We need to calculate the income elasticity of apples. Let:
\[\frac{\%\Delta a}{\%\Delta m} = \displaystyle \cfrac{\left(\frac{a_2-a_1}{a_1}\right)}{\left(\frac{m_2-m_1}{m_1}\right)} = \cfrac{\left(\frac{12-10}{10}\right)}{\left(\frac{80-40}{40}\right)}=\cfrac{\left(\frac{2}{10}\right)}{\left(\frac{40}{40}\right)} = \frac{0.20}{1} = 0.20\]
Apples are a (normal) necessity. For every 1% increase (decrease) in income \((m)\), you will buy 0.20% more (fewer) apples \((a)\).
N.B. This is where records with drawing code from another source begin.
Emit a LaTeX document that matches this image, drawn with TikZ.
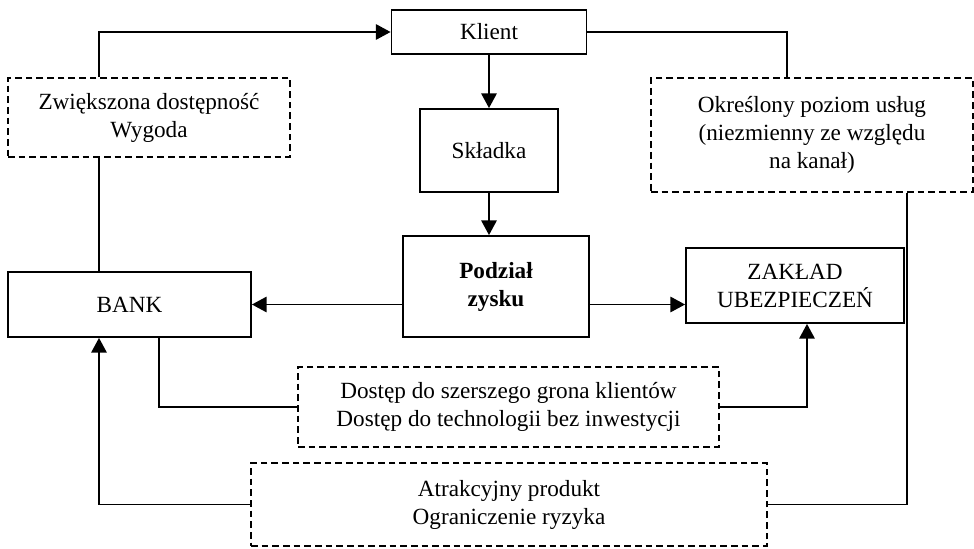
\documentclass[tikz,border=0pt]{standalone}
\usepackage{fontspec}
\setmainfont{Liberation Serif}
\usetikzlibrary{arrows.meta}

\begin{document}
\begin{tikzpicture}[x=0.75pt, y=-0.75pt, >={Triangle[length=11pt, width=11.5pt]},
		box/.style={draw, line width=1.35pt, align=center, inner sep=0pt,
			font=\fontsize{17.4}{21}\selectfont},
		dashbox/.style={box, dash pattern=on 5pt off 3pt},
		line/.style={line width=1.35pt}]
			\useasboundingbox (0,0) rectangle (974,549);

			% Bloki główne
			\node[box, minimum width=146.25pt, minimum height=33pt] (klient) at (489,32) {Klient};
			\node[box, minimum width=103.5pt, minimum height=62.25pt] (skladka) at (489,150.5) {Składka};
			\node[box, minimum width=139.5pt, minimum height=75.75pt] (podzial) at (496,286.5) {\bfseries Podział\\ \bfseries zysku};
			\node[box, minimum width=182.25pt, minimum height=48.75pt] (bank) at (129.5,304.5) {BANK};
			\node[box, minimum width=163.5pt, minimum height=56.25pt] (zaklad) at (795,285.5) {ZAKŁAD\\UBEZPIECZEŃ};

			% Bloki przerywane (korzyści)
			\node[dashbox, minimum width=211.5pt, minimum height=59.25pt] (zwieksz) at (149,117.5) {Zwiększona dostępność\\Wygoda};
			\node[dashbox, minimum width=241.5pt, minimum height=85.5pt] (okresl) at (812,135) {Określony poziom usług\\(niezmienny ze względu\\na kanał)};
			\node[dashbox, minimum width=315.75pt, minimum height=60pt] (dostep) at (508.5,407) {Dostęp do szerszego grona klientów\\Dostęp do technologii bez inwestycji};
			\node[dashbox, minimum width=387pt, minimum height=62.25pt] (atrakc) at (509,504.5) {Atrakcyjny produkt\\Ograniczenie ryzyka};

			% Osie pionowych połączeń
			\coordinate (oszL) at (99,0);
			\coordinate (oszKO) at (787,0);
			\coordinate (oszOA) at (907,0);
			\coordinate (oszBD) at (159,0);
			\coordinate (oszDZ) at (807,0);

			% Przepływ składki i podział zysku
			\draw[->, line] (klient) -- (skladka);
			\draw[->, line] (skladka) -- (podzial.north -| skladka);
			\draw[->, line] (podzial.west |- bank.east) -- (bank.east);
			\draw[->, line] (podzial.east |- bank.east) -- (zaklad.west |- bank.east);

			% Korzyści klienta
			\draw[line] (bank.north -| oszL) -- (zwieksz.south -| oszL);
			\draw[->, line] (zwieksz.north -| oszL) |- (klient.west);
			\draw[line] (klient.east) -| (okresl.north -| oszKO);

			% Korzyści banku i zakładu
			\draw[line] (bank.south -| oszBD) |- (dostep.west);
			\draw[->, line] (dostep.east) -| (zaklad.south -| oszDZ);
			\draw[line] (okresl.south -| oszOA) |- (atrakc.east);
			\draw[->, line] (atrakc.west) -| (bank.south -| oszL);
		\end{tikzpicture}
\end{document}
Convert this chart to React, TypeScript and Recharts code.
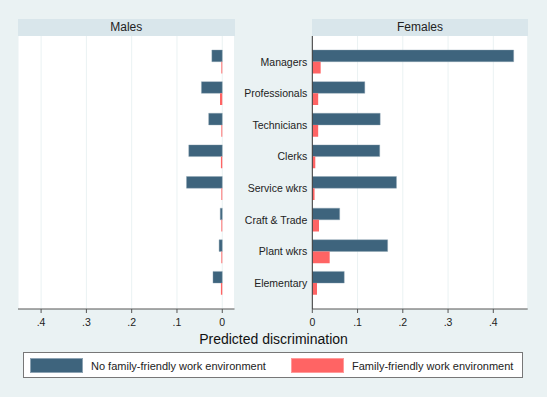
import React from 'react'
import { Bar, BarChart, CartesianGrid, XAxis, YAxis } from 'recharts'

const occupations = ['Managers', 'Professionals', 'Technicians', 'Clerks', 'Service wkrs', 'Craft & Trade', 'Plant wkrs', 'Elementary']
const maleNoFF = [0.023, 0.046, 0.03, 0.074, 0.079, 0.0045, 0.007, 0.0205]
const maleFF = [0.002, 0.005, 0.002, 0.003, 0.002, 0.002, 0.002, 0.003]
const femaleNoFF = [0.445, 0.116, 0.15, 0.149, 0.186, 0.0605, 0.1665, 0.0706]
const femaleFF = [0.0185, 0.013, 0.013, 0.0066, 0.005, 0.0148, 0.0384, 0.0104]
const xTicks = [0, 0.1, 0.2, 0.3, 0.4]
const seriesNames = ['No family-friendly work environment', 'Family-friendly work environment']

const NAVY = '#3E647D'
const PINK = '#FF6464'
const BG = '#EAF2F3'
const STRIP = '#D9E6EB'
const FONT = 'Arial, "Liberation Sans", sans-serif'

const maleData = occupations.map((occ, i) => ({ occ, noFF: maleNoFF[i], ff: maleFF[i] }))
const femaleData = occupations.map((occ, i) => ({ occ, noFF: femaleNoFF[i], ff: femaleFF[i] }))

const fmt = (v: number) => (v === 0 ? '0' : v.toFixed(1).replace(/^0/, ''))

const tickStyle = { fontSize: 10.5, fill: '#222', fontFamily: FONT }

function Strip({ left, width, label }: { left: number; width: number; label: string }) {
  return (
    <div
      style={{
        position: 'absolute', left, top: 19, width, height: 17, background: STRIP,
        fontFamily: FONT, fontSize: 12, color: '#222', textAlign: 'center', lineHeight: '17px',
      }}
    >
      {label}
    </div>
  )
}

export default function App() {
  return (
    <div style={{ position: 'absolute', left: 0, top: 0, width: 547, height: 397, background: BG, overflow: 'hidden' }}>
      <Strip left={18} width={216.5} label="Males" />
      <Strip left={312} width={216} label="Females" />

      <div style={{ position: 'absolute', left: 0, top: 0 }}>
        <BarChart
          width={547}
          height={330}
          data={maleData}
          layout="vertical"
          margin={{ top: 36, left: 18, right: 312.5, bottom: 0 }}
          barSize={11.7}
          barGap={0}
        >
          <CartesianGrid horizontal={false} stroke={BG} fill="#fff" />
          <XAxis
            type="number"
            domain={[-0.027, 0.451]}
            reversed
            ticks={xTicks}
            tickFormatter={fmt}
            height={21}
            tickSize={4}
            tickMargin={5.5}
            tick={tickStyle}
            stroke="#555"
            allowDataOverflow
          />
          <YAxis type="category" dataKey="occ" hide padding={{ top: 10, bottom: 10 }} />
          <Bar dataKey="noFF" name={seriesNames[0]} fill={NAVY} stroke="#8DA3B3" strokeWidth={0.4} isAnimationActive={false} />
          <Bar dataKey="ff" name={seriesNames[1]} fill={PINK} isAnimationActive={false} />
        </BarChart>
      </div>

      <div style={{ position: 'absolute', left: 0, top: 0 }}>
        <BarChart
          width={547}
          height={330}
          data={femaleData}
          layout="vertical"
          margin={{ top: 36, left: 172.3, right: 19.3, bottom: 0 }}
          barSize={11.7}
          barGap={0}
        >
          <CartesianGrid horizontal={false} stroke={BG} fill="#fff" />
          <XAxis
            type="number"
            domain={[0, 0.476]}
            ticks={xTicks}
            tickFormatter={fmt}
            height={21}
            tickSize={4}
            tickMargin={5.5}
            tick={tickStyle}
            stroke="#555"
            allowDataOverflow
          />
          <YAxis
            type="category"
            dataKey="occ"
            width={140}
            padding={{ top: 10, bottom: 10 }}
            tickLine={false}
            tickSize={3}
            tickMargin={2}
            tick={tickStyle}
            stroke="#333"
            interval={0}
          />
          <Bar dataKey="noFF" name={seriesNames[0]} fill={NAVY} stroke="#8DA3B3" strokeWidth={0.4} isAnimationActive={false} />
          <Bar dataKey="ff" name={seriesNames[1]} fill={PINK} isAnimationActive={false} />
        </BarChart>
      </div>

      <div
        style={{
          position: 'absolute', left: 0, width: 547, top: 330, textAlign: 'center',
          fontFamily: FONT, fontSize: 14, color: '#111', lineHeight: '18px',
        }}
      >
        Predicted discrimination
      </div>

      <div
        style={{
          position: 'absolute', left: 23, top: 352, width: 498, height: 24, background: '#fff',
          border: '1px solid #777', fontFamily: FONT, fontSize: 11, color: '#222',
        }}
      >
        {seriesNames.map((name, i) => (
          <div key={name} style={{ position: 'absolute', left: i === 0 ? 6 : 267, top: 5, display: 'flex', alignItems: 'center' }}>
            <div style={{ width: 51, height: 13, background: i === 0 ? NAVY : PINK, border: `0.5px solid ${i === 0 ? '#8DA3B3' : '#FF9A9A'}` }} />
            <span style={{ marginLeft: 8, lineHeight: '14px' }}>{name}</span>
          </div>
        ))}
      </div>
    </div>
  )
}
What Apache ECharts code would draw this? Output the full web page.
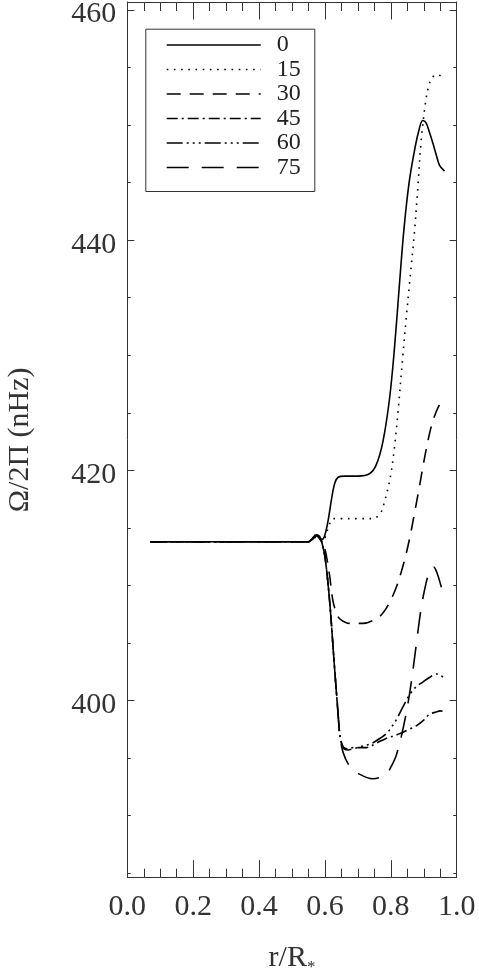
<!DOCTYPE html>
<html>
<head>
<meta charset="utf-8">
<style>
html,body{margin:0;padding:0;background:#fff;}
#chart{width:479px;height:975px;}
</style>
<script src="https://cdn.jsdelivr.net/npm/echarts@6/dist/echarts.min.js"></script>
</head>
<body>
<div id="chart"></div>
<script>
// ---- data (r/R*, Omega/2Pi in nHz) ----
const seriesNames = ['0', '15', '30', '45', '60', '75'];

const curve0 = [[0.07,413.8],[0.55,413.8],[0.565,414.1],[0.575,414.4],[0.585,414.1],[0.592,414.0],[0.60,414.4],[0.61,415.7],[0.62,417.5],[0.63,418.9],[0.64,419.4],[0.66,419.5],[0.70,419.5],[0.735,419.7],[0.756,420.5],[0.776,422.5],[0.796,426.2],[0.811,430.6],[0.826,436.1],[0.84,441.0],[0.855,444.9],[0.87,447.5],[0.884,449.4],[0.897,450.4],[0.907,450.2],[0.917,449.4],[0.928,448.4],[0.938,447.4],[0.948,446.5],[0.963,446.0]];

const curve15 = [[0.07,413.8],[0.55,413.8],[0.565,414.0],[0.575,414.3],[0.585,414.0],[0.595,413.9],[0.605,414.6],[0.615,415.4],[0.625,415.8],[0.65,415.8],[0.70,415.8],[0.745,415.8],[0.76,416.0],[0.771,416.4],[0.781,417.3],[0.791,418.4],[0.801,419.8],[0.811,422.0],[0.821,424.8],[0.836,429.8],[0.847,433.3],[0.857,436.3],[0.872,440.8],[0.882,444.6],[0.892,448.6],[0.905,451.9],[0.915,453.4],[0.925,454.1],[0.94,454.4],[0.95,454.3],[0.961,454.1]];

const curve30 = [[0.07,413.8],[0.55,413.8],[0.565,414.1],[0.575,414.3],[0.585,414.0],[0.59,413.8],[0.599,413.3],[0.614,410.9],[0.624,408.7],[0.635,407.6],[0.645,407.1],[0.675,406.7],[0.715,406.7],[0.756,407.1],[0.776,407.6],[0.796,408.5],[0.816,409.8],[0.832,411.2],[0.847,412.8],[0.86,414.5],[0.872,416.3],[0.885,418.3],[0.898,420.4],[0.91,422.2],[0.92,423.5],[0.93,424.5],[0.944,425.5],[0.955,425.9],[0.963,426.0]];

const curve45 = [[0.07,413.8],[0.55,413.8],[0.565,414.1],[0.575,414.4],[0.585,414.1],[0.59,413.8],[0.60,412.5],[0.614,408.7],[0.629,402.9],[0.64,398.8],[0.645,397.1],[0.655,396.0],[0.67,395.8],[0.685,395.9],[0.725,395.9],[0.756,396.3],[0.786,396.7],[0.826,397.1],[0.856,397.5],[0.877,397.8],[0.90,398.3],[0.917,398.8],[0.938,399.0],[0.95,399.1],[0.963,399.0]];

const curve60 = [[0.07,413.8],[0.55,413.8],[0.565,414.2],[0.575,414.5],[0.585,414.1],[0.59,413.8],[0.60,412.5],[0.614,408.7],[0.629,402.9],[0.64,398.8],[0.645,397.1],[0.655,395.9],[0.67,395.7],[0.685,395.8],[0.71,396.0],[0.735,396.2],[0.756,396.5],[0.786,397.1],[0.80,397.6],[0.816,398.3],[0.836,399.4],[0.857,400.5],[0.877,401.2],[0.897,401.6],[0.917,402.0],[0.938,402.3],[0.95,402.2],[0.963,401.9]];

const curve75 = [[0.07,413.8],[0.55,413.8],[0.565,414.2],[0.575,414.6],[0.585,414.2],[0.59,413.8],[0.60,412.5],[0.614,408.7],[0.629,402.9],[0.64,398.8],[0.645,397.1],[0.655,395.5],[0.675,394.3],[0.705,393.6],[0.745,393.2],[0.786,393.6],[0.80,394.2],[0.816,395.2],[0.836,397.4],[0.857,400.6],[0.877,404.8],[0.892,408.0],[0.907,410.2],[0.92,411.4],[0.93,411.6],[0.94,411.1],[0.95,410.2],[0.963,408.8]];

const curves = [curve0, curve15, curve30, curve45, curve60, curve75];

// axis ticks
const xMin = 0, xMax = 1, xStep = 0.2;
const yMin = 384.6, yMax = 460.7;
const yMajorTicks = [400, 420, 440, 460];
const yMinorTicks = [385, 390, 395, 405, 410, 415, 425, 430, 435, 445, 450, 455];

// ---- styles ----
const dashes = ['solid', [1.6, 5.6], [14, 9], [11, 4, 2, 4], [16, 4, 2, 4, 2, 4, 2, 4], [22, 13]];
const FONT = 'Liberation Serif';
const AX = '#333';

const chart = echarts.init(document.getElementById('chart'), null, {renderer: 'canvas'});

const G = {left: 127.3, right: 22.3, top: 2, bottom: 97.3, containLabel: false, outerBoundsMode: 'none'};

function xAxisDef(pos, showLabel) {
  return {
    type: 'value', position: pos, min: xMin, max: xMax, interval: xStep,
    axisLine: {show: true, onZero: false, lineStyle: {color: AX, width: 1}},
    axisTick: {show: true, inside: true, length: 17.5, lineStyle: {color: AX, width: 1}},
    minorTick: {show: true, splitNumber: 4, length: 9, lineStyle: {color: AX, width: 1}},
    splitLine: {show: false}, minorSplitLine: {show: false},
    axisLabel: {show: showLabel, margin: 14, fontFamily: FONT, fontSize: 30, color: AX,
      formatter: v => v.toFixed(1)},
    name: showLabel ? '{a|r/R}{s|*}' : '',
    nameLocation: 'middle', nameGap: 63,
    nameTextStyle: {fontFamily: FONT, fontSize: 30, color: AX,
      rich: {a: {fontFamily: FONT, fontSize: 30, color: AX},
             s: {fontFamily: FONT, fontSize: 17, color: AX, padding: [18, 0, 0, 0]}}}
  };
}

function yAxisDef(pos, major, showLabel) {
  const vals = major ? yMajorTicks : yMinorTicks;
  return {
    type: 'value', position: pos, min: yMin, max: yMax,
    axisLine: {show: major, onZero: false, lineStyle: {color: AX, width: 1}},
    axisTick: {show: true, inside: true, length: major ? 7 : 3.5, customValues: vals,
      lineStyle: {color: AX, width: 1}},
    splitLine: {show: false},
    axisLabel: {show: showLabel, customValues: yMajorTicks, margin: 11, fontFamily: FONT,
      fontSize: 30, color: AX, formatter: v => '{v|' + Math.round(v) + '}',
      rich: {v: {fontFamily: FONT, fontSize: 30, color: AX, padding: [9, 0, 0, 0]}}},
    name: showLabel ? 'Ω/2Π (nHz)' : '',
    nameLocation: 'middle', nameGap: 92, nameRotate: 90,
    nameTextStyle: {fontFamily: FONT, fontSize: 30, color: AX}
  };
}

// legend (drawn as graphic)
const legendX0 = 166.7, legendX1 = 260.7, legendTop = 45, legendStep = 24.5;
const legendGraphics = [{
  type: 'rect', left: 143.3, top: 26.7,
  shape: {width: 169, height: 162.3},
  style: {fill: 'none', stroke: AX, lineWidth: 1}
}];
seriesNames.forEach((n, i) => {
  const y = legendTop + legendStep * i;
  legendGraphics.push({
    type: 'line',
    shape: {x1: legendX0, y1: y, x2: legendX1, y2: y},
    style: {stroke: '#000', lineWidth: 1.6, lineDash: dashes[i] === 'solid' ? null : dashes[i]}
  });
  legendGraphics.push({
    type: 'text', x: 276.7, y: y,
    style: {text: n, fontFamily: FONT, fontSize: 24, fill: '#222', verticalAlign: 'middle', align: 'left'}
  });
});

chart.setOption({
  animation: false,
  backgroundColor: '#fff',
  grid: G,
  xAxis: [xAxisDef('bottom', true), xAxisDef('top', false)],
  yAxis: [yAxisDef('left', true, true), yAxisDef('left', false, false),
          yAxisDef('right', true, false), yAxisDef('right', false, false)],
  series: curves.map((c, i) => ({
    name: seriesNames[i], type: 'line', data: c,
    xAxisIndex: 0, yAxisIndex: 0,
    showSymbol: false, symbol: 'none', smooth: 0.35,
    lineStyle: {color: '#000', width: 1.6, type: dashes[i]}
  })),
  graphic: legendGraphics
});
</script>
</body>
</html>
We need to calculate the income elasticity of oranges. Let:
\[\frac{\%\Delta o}{\%\Delta m} = \displaystyle \cfrac{\left(\frac{o_2-o_1}{o_1}\right)}{\left(\frac{m_2-m_1}{m_1}\right)} = \cfrac{\left(\frac{6-8}{8}\right)}{\left(\frac{80-40}{40}\right)}=\cfrac{\left(\frac{-2}{8}\right)}{\left(\frac{40}{40}\right)} = \frac{-0.25}{1} = -0.25\]
Oranges are inferior goods. For every 1% increase 9decrease) in income \((m)\), you will buy 0.25% fewer (more) oranges \((o)\).
These goods are complements, because there is an inverse relationship between the consumption of one good and the price of the other.
We need to calculate the cross-price elasticity of these two goods. Let:
\[\frac{\%\Delta c}{\%\Delta p_m} = \displaystyle \cfrac{\left(\frac{c_2-c_1}{c_1}\right)}{\left(\frac{p_{m2}-p_{m1}}{p_{m1}}\right)} = \cfrac{\left(\frac{4-5}{5}\right)}{\left(\frac{4-2}{2}\right)}=\cfrac{\left(\frac{-1}{5}\right)}{\left(\frac{2}{2}\right)} = \frac{-0.20}{1} = -0.20\]
For every 1% increase (decrease) in the price of milk \((p_m)\), you buy 0.20% fewer (more) boxes of cereal \((c)\).